The creation is an architectural folly based on a nineteenth-century Wardian Case – a plant and seed transportation box derived from earlier eighteenth-century experimental transportation boxes.
The structure will house a series of brightly coloured artificial ‘exotic’ plants which will be defiantly emerging from the roof.
It will be of significant scale and visible from other points in the garden such as the Chapel and Column to Liberty.

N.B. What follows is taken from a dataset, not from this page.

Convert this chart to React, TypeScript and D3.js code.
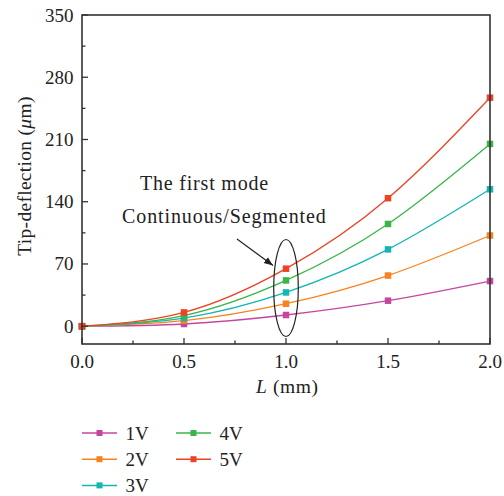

The intention is to offer a dramatic presence within the landscape that will provoke discussion and enable some of the hidden histories of Gibside to emerge.
Similar to a rare and exotic plant, Mary Eleanor was viewed as a particularly prized ‘object’ due to her large inheritance, which would transfer to her husband upon marriage.
The horrific story of her mental and physical abuse at the hands of her manipulative and selfish second husband, who tricked her into marrying him to acquire her fortune and social status, highlights some of the difficulties encountered by women at the time.
The fact that women received little protection legally only compounded the abuses that many suffered.
" Women were excluded from pursuing botany as a serious form of scientific endeavour. They were denied access to university education at that time and also from being members of institutions like the Royal Society that gave public validation to new theories and discoveries. Women were therefore restricted to the role of hobbyists or amateurs."
Your sweetest empire is to please is part of 'Mapping Contemporary Art in the Heritage Experience’. A research project funded by the Arts and Humanities Research Council (AHRC).